Wednesday, March 3, 2010

Gathering My Thoughts

I know I watched something important on Sunday afternoon. I know for once, I actually became excited for these Winter Olympics. But what was it exactly? Was it a recognizable face such as 22-year old Stanley Cup Champion Sidney Crosby? Was it the United States playing an underdog role? A role which we don't play often. Was it the possibility that I'd witness one for the ages? Truth be told, whatever it was I wasn't just impressed, I was stunned.

Three Stars:

* Patrick Kane & Zach Parise Just as our friends north of the border can celebrate their young superstars Crosby, Rick Nash, & Jonathan Toews, we have a few of our own and over the past two weeks in Vancouver they were on display for the world. In the gold medal game alone both Kane & and Parise showed up in a big way. Down 2-1 watching 'Kid Crosby breakaway toward Ryan Miller, it was 21-year old Patrick Kane who caught him from behind never allowing him to get a shot off. The Chicago Blackhawks star raised an eyebrow or two with comments like "I came here to score goals and produce points . . " and "Right now it seems bigger than the Stanley Cup, especially when you look at it. How many times has the U.S. hockey team won gold?" The former rookie of the year currently sits 8th in total points in the NHL, after these Olympics, I can't wait to see him come playoff time. As for Parise, let's just call this guy next. Parise exploded onto the scene for non-hockey fans during these Olympics. He played fast, he played smart, and it was his goal with little time remaining which pushed the gold medal game to overtime. As the U.S. out shot teams throughout the entire Olympics, it was the New Jersey Devils left winger who led the team in shots on goal keeping the pressure on stud NHL goalies like the Swiss' Jonas Hiller and Finland's Miikka Kiprusoff. Young and ready to run, these two American-born puck stars are giving U.S. hockey fans something to cheer for.
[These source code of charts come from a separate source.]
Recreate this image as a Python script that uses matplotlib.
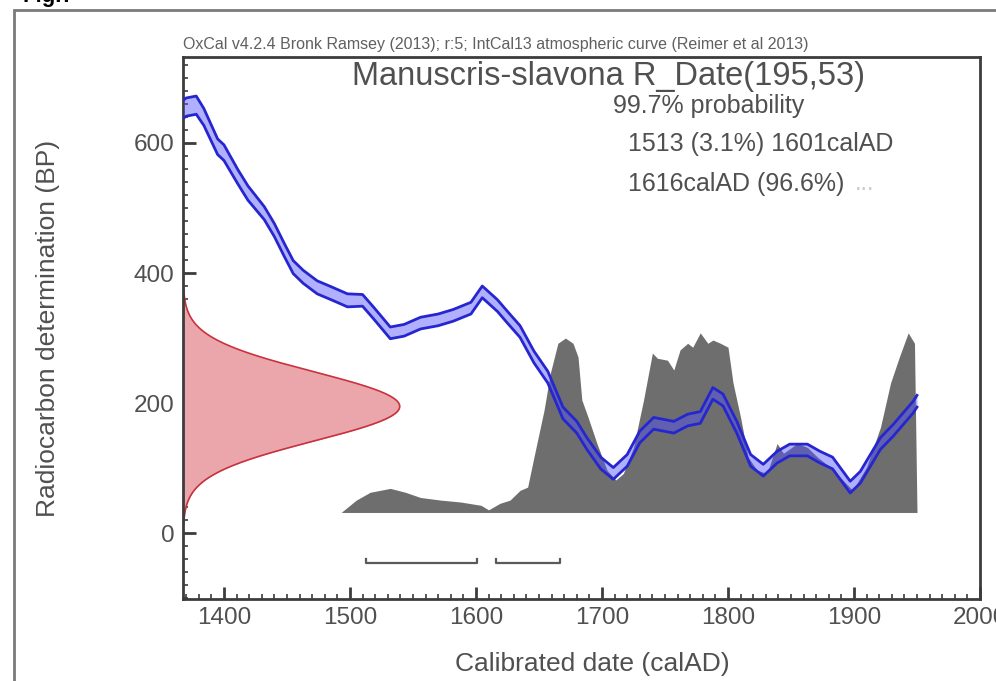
import numpy as np
import matplotlib
matplotlib.use("Agg")
import matplotlib.pyplot as plt
from matplotlib.patches import Rectangle
from matplotlib.ticker import MultipleLocator

plt.rcParams['font.family'] = ['Liberation Sans', 'DejaVu Sans']

# ==========================================
# data
# ==========================================
# calibration curve (centre, BP) and its 1-sigma half width
cal_year = [1368, 1370, 1378, 1384, 1395, 1400, 1411, 1419, 1432, 1440,
            1448, 1455, 1463, 1474, 1485, 1498, 1510, 1519, 1532, 1543,
            1556, 1570, 1582, 1596, 1605, 1617, 1625, 1635, 1646, 1657,
            1669, 1680, 1688, 1699, 1709, 1720, 1730, 1741, 1757, 1768,
            1778, 1788, 1796, 1807, 1818, 1828, 1839, 1849, 1863, 1873,
            1883, 1897, 1905, 1913, 1921, 1931, 1947, 1950]
cal_bp = [652, 655, 658, 640, 594, 585, 548, 523, 492, 466,
          435, 409, 394, 378, 369, 358, 358, 338, 308, 312,
          323, 328, 335, 346, 371, 350, 332, 310, 271, 240,
          185, 163, 138, 108, 92, 112, 148, 169, 163, 174,
          178, 215, 205, 163, 112, 97, 117, 128, 128, 117,
          108, 71, 86, 112, 138, 158, 194, 203]
cal_sigma = [14, 14, 14, 13, 12, 12, 11, 11, 10, 10,
             10, 10, 10, 10, 10, 10, 9, 9, 9, 9,
             9, 9, 9, 9, 9, 9, 9, 9, 9, 9,
             9, 9, 9, 9, 9, 9, 9, 9, 9, 9,
             9, 9, 9, 9, 9, 9, 9, 9, 9, 9,
             9, 9, 9, 9, 9, 9, 9, 9]

# calibrated (posterior) distribution, top outline in BP units
post_year = [1421, 1493, 1505, 1516, 1532, 1544, 1556, 1572, 1588, 1604,
             1610, 1619, 1627, 1635, 1641, 1646, 1654, 1659, 1665, 1671,
             1677, 1681, 1684, 1689, 1696, 1704, 1711, 1717, 1725, 1733,
             1740, 1744, 1752, 1757, 1762, 1768, 1772, 1778, 1784, 1788,
             1794, 1800, 1804, 1810, 1816, 1823, 1831, 1839, 1844, 1855,
             1863, 1871, 1881, 1891, 1899, 1910, 1921, 1929, 1936, 1943,
             1948, 1950]
post_top = [32, 32, 51, 63, 69, 63, 55, 51, 48, 43,
            36, 46, 51, 66, 71, 117, 189, 246, 292, 300,
            292, 271, 205, 178, 138, 97, 82, 92, 132, 205,
            277, 269, 266, 251, 282, 292, 286, 308, 292, 297,
            292, 286, 231, 178, 117, 97, 92, 138, 123, 138,
            132, 117, 102, 82, 66, 102, 163, 231, 271, 308,
            292, 32]
POST_BASE = 32

# radiocarbon date R_Date(195,53)
RDATE_MEAN = 195
RDATE_SD = 53
RDATE_WIDTH = 172   # peak width of the red curve, in years

# 99.7% ranges
range_start = [1513, 1616]
range_end = [1601, 1667]
RANGE_Y = -45

title = "Manuscris-slavona R_Date(195,53)"
header = "OxCal v4.2.4 Bronk Ramsey (2013); r:5; IntCal13 atmospheric curve (Reimer et al 2013)"
prob_lines = ["99.7% probability", "1513 (3.1%) 1601calAD", "1616calAD (96.6%)"]

# ==========================================
# figure
# ==========================================
W, H = 996, 681
fig = plt.figure(figsize=(W / 100, H / 100), dpi=100)
fig.patch.set_facecolor('white')

def fx(px):
    return px / W

def fy(py):
    return 1 - py / H

ax = fig.add_axes([fx(183), fy(599), fx(980) - fx(183), fy(57) - fy(599)])
XMIN, XMAX = 1367.5, 2000
ax.set_xlim(XMIN, XMAX)
ax.set_ylim(-101, 732)

TXT = '#505050'
AXC = '#3c3c3c'

# grey posterior
ax.fill_between(post_year, POST_BASE, post_top, color='#6e6e6e', lw=0, zorder=1)

# red radiocarbon date on the y axis
bp = np.linspace(RDATE_MEAN - 3.4 * RDATE_SD, RDATE_MEAN + 3.4 * RDATE_SD, 300)
dens = np.exp(-0.5 * ((bp - RDATE_MEAN) / RDATE_SD) ** 2)
ax.fill_betweenx(bp, XMIN, XMIN + RDATE_WIDTH * dens, color='#eaa6aa', lw=0, zorder=2)
ax.plot(XMIN + RDATE_WIDTH * dens, bp, color='#c8323e', lw=1.2, zorder=2)

# calibration curve band
cy = np.array(cal_year)
cb = np.array(cal_bp)
cs = np.array(cal_sigma)
ax.fill_between(cy, cb - cs, cb + cs, color='#5050ff', alpha=0.45, lw=0, zorder=3)
ax.plot(cy, cb + cs, color='#2626d0', lw=2, zorder=4)
ax.plot(cy, cb - cs, color='#2626d0', lw=2, zorder=4)

# range bars
for s, e in zip(range_start, range_end):
    ax.plot([s, s, e, e], [RANGE_Y + 6, RANGE_Y, RANGE_Y, RANGE_Y + 6],
            color='#5a5a5a', lw=1.6, zorder=3)

# axes styling
for side in ['left', 'bottom', 'top', 'right']:
    ax.spines[side].set_color(AXC)
    ax.spines[side].set_linewidth(2)
ax.set_xticks([1400, 1500, 1600, 1700, 1800, 1900, 2000])
ax.set_yticks([0, 200, 400, 600])
ax.xaxis.set_minor_locator(MultipleLocator(10))
ax.yaxis.set_minor_locator(MultipleLocator(20))
ax.tick_params(which='major', direction='in', length=9, width=2, color=AXC,
               labelcolor=TXT, labelsize=17.5, pad=6)
ax.tick_params(which='minor', direction='in', length=3.5, width=1.2, color=AXC)

ax.set_xlabel("Calibrated date (calAD)", fontsize=19, color=TXT)
ax.set_ylabel("Radiocarbon determination (BP)", fontsize=19, color=TXT)
ax.xaxis.set_label_coords((592 - 183) / 797, (599 - 652) / 542)
ax.yaxis.set_label_coords((60 - 183) / 797, 0.5)

# texts
fig.text(fx(183), fy(44), header, fontsize=11.5, color='#606060', ha='left', va='center')
fig.text(fx(608), fy(77), title, fontsize=23.5, color=TXT, ha='center', va='center')
fig.text(fx(613), fy(106), prob_lines[0], fontsize=18, color=TXT, ha='left', va='center')
fig.text(fx(628), fy(144), prob_lines[1], fontsize=18, color=TXT, ha='left', va='center')
fig.text(fx(628), fy(184), prob_lines[2], fontsize=18, color=TXT, ha='left', va='center')
fig.text(fx(855), fy(184), "...", fontsize=17, color='#c8c8c8', ha='left', va='center')

# outer frame and the clipped figure caption
fig.patches.append(Rectangle((fx(14), -0.2), 1.2, fy(10) + 0.2, transform=fig.transFigure,
                             fill=False, edgecolor='#7a7a7a', lw=2))
fig.text(fx(22), fy(7), "Fig.7", fontsize=16, fontweight='bold', color='black',
         ha='left', va='bottom')

fig.savefig("out.png", dpi=100)
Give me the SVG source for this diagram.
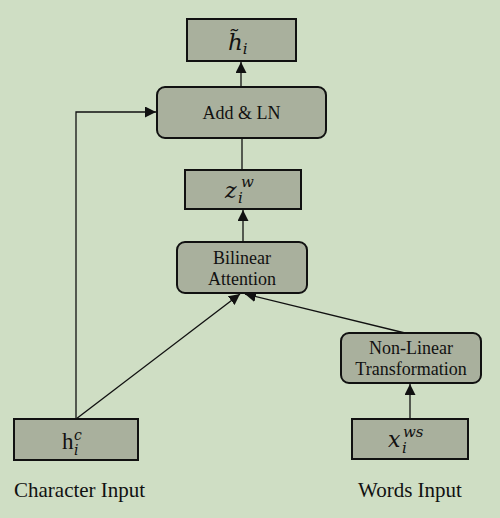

* * Team Canada The Canadians did what they had to do and sometimes that is the toughest task to accomplish. Post-getting slapped around by Team USA on February 21st (5-3), Team Canada would rebound outscoring Germany & Russia to a combined score of 15-5. Heading into the gold medal game, Team Canada had everything to lose. Playing on their soil, in front of thousands of their own, playing as a favorite with the absolute best of the best wearing their colors, anything short of gold would be a disappointment. Sure, it took them overtime to get it done but the Canadians got it done. Sidney Crosby rebounded from his earlier game woes to score the winning goal right through the toughest American born goalie there is. That line of the highly touted and previously mentioned Sidney Crosby, Rick Nash, and Jarome Iginla, delivered in overtime. As the nerves had to be building up once the American tied the game and overtime was on the horizon, Canada played very well. In one of the most anticipated games of the Olympics, against Russia, Canada peppered their goal tending scoring seven goals on 42 shots. With losing not being an option, the Canadians showed up when it counted most.

* * * Netminders, Bobby Lu & Ryan Miller. Just like it is in the NHL playoffs, goaltending plays the biggest part of winning in big time hockey. In the Vancouver Olympics, not much was different. The United States would immediately point to their goalie, Michigan born Ryan Miller. During the Olympics no hockey player broke out like Miller. Allowing just five goals in five games prior to the gold medal game, Miller was dominant. That is against THE BEST the world has to offer. As much as I want to say Ryan Miller was hands down the best, you have to give credit to Vancouver Canucks and Team Canada goalie, Roberto Luongo. Playing in relief of Martin Brodeur, a legend in his own right, in front of his own fans, Roberto Luongo turned in a great performance in these Olympic games. 5-0 in these games and pitching one shut out, Roberto Luongo took center stage in front of his fans. With a 92% save percentage, and allowing just two goals on 36 shots in the gold medal game, Roberto Luongo held Team Canada down. Good goaltending wins, no doubt Ryan Miller and Roberto Luongo are the reason 26.7 million tuned in.

At the end of these Olympics I won't remember some carrot top kid winning an X-Games event in Vancouver, I won't remember a couple overhyped American skiers, but I will remember this past Sunday as for the 26.7 million previously mentioned, you can bet they'll remember as well.